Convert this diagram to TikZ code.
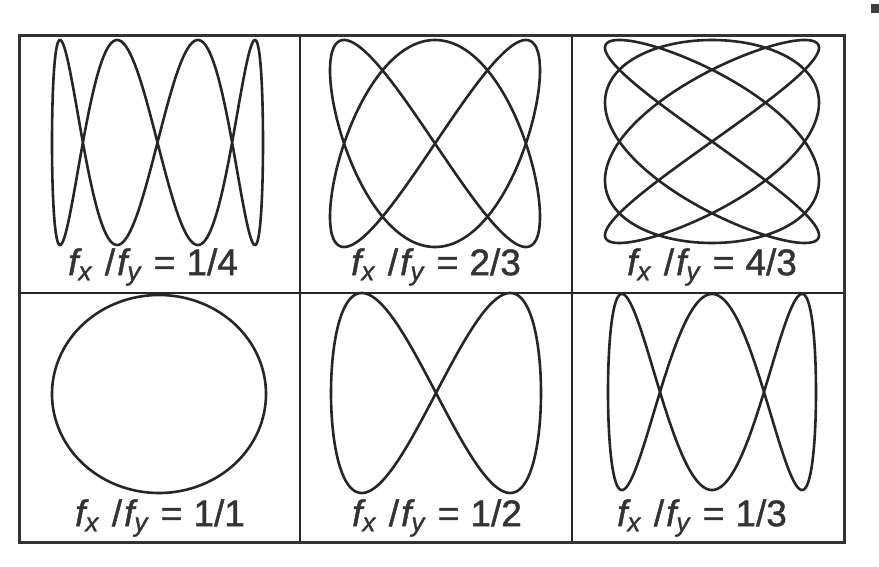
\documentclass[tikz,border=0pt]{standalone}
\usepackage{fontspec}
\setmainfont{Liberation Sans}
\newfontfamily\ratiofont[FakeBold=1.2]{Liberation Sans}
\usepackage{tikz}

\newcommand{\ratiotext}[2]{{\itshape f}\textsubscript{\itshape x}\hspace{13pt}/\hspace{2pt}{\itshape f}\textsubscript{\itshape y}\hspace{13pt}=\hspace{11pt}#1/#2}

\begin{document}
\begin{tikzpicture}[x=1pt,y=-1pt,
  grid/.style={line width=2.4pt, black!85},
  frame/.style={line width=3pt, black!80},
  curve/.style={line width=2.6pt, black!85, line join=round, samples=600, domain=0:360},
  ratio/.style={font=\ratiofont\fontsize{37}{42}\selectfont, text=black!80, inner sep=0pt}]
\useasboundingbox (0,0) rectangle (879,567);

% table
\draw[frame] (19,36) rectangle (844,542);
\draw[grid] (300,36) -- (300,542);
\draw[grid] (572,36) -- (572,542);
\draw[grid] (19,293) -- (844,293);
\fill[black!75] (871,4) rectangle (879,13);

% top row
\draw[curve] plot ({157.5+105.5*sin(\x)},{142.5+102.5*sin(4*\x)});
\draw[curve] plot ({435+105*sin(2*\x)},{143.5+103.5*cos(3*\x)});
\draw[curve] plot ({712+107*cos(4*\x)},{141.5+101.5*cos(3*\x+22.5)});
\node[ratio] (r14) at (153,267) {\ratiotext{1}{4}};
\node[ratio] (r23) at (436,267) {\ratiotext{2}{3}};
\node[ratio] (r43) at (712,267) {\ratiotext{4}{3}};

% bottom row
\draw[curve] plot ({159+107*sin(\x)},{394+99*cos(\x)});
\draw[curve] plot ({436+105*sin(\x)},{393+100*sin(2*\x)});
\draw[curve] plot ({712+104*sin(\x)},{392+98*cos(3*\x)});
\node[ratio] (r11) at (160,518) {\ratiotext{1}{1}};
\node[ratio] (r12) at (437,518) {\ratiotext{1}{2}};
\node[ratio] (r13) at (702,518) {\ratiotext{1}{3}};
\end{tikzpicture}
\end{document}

++++++++++

▶ _TO DO_
Without including any pictures, reproduce the listing exactly.

▶ _RESULT OF THIS EXERCISE_
Convert this diagram to TikZ code.
\documentclass[tikz,border=0pt]{standalone}
\usepackage{fontspec}
\setmainfont{Liberation Sans}
\newfontfamily\ratiofont[FakeBold=1.2]{Liberation Sans}
\usepackage{tikz}

\newcommand{\ratiotext}[2]{{\itshape f}\textsubscript{\itshape x}\hspace{13pt}/\hspace{2pt}{\itshape f}\textsubscript{\itshape y}\hspace{13pt}=\hspace{11pt}#1/#2}

\begin{document}
\begin{tikzpicture}[x=1pt,y=-1pt,
  grid/.style={line width=2.4pt, black!85},
  frame/.style={line width=3pt, black!80},
  curve/.style={line width=2.6pt, black!85, line join=round, samples=600, domain=0:360},
  ratio/.style={font=\ratiofont\fontsize{37}{42}\selectfont, text=black!80, inner sep=0pt}]
\useasboundingbox (0,0) rectangle (879,567);

% table
\draw[frame] (19,36) rectangle (844,542);
\draw[grid] (300,36) -- (300,542);
\draw[grid] (572,36) -- (572,542);
\draw[grid] (19,293) -- (844,293);
\fill[black!75] (871,4) rectangle (879,13);

% top row
\draw[curve] plot ({157.5+105.5*sin(\x)},{142.5+102.5*sin(4*\x)});
\draw[curve] plot ({435+105*sin(2*\x)},{143.5+103.5*cos(3*\x)});
\draw[curve] plot ({712+107*cos(4*\x)},{141.5+101.5*cos(3*\x+22.5)});
\node[ratio] (r14) at (153,267) {\ratiotext{1}{4}};
\node[ratio] (r23) at (436,267) {\ratiotext{2}{3}};
\node[ratio] (r43) at (712,267) {\ratiotext{4}{3}};

% bottom row
\draw[curve] plot ({159+107*sin(\x)},{394+99*cos(\x)});
\draw[curve] plot ({436+105*sin(\x)},{393+100*sin(2*\x)});
\draw[curve] plot ({712+104*sin(\x)},{392+98*cos(3*\x)});
\node[ratio] (r11) at (160,518) {\ratiotext{1}{1}};
\node[ratio] (r12) at (437,518) {\ratiotext{1}{2}};
\node[ratio] (r13) at (702,518) {\ratiotext{1}{3}};
\end{tikzpicture}
\end{document}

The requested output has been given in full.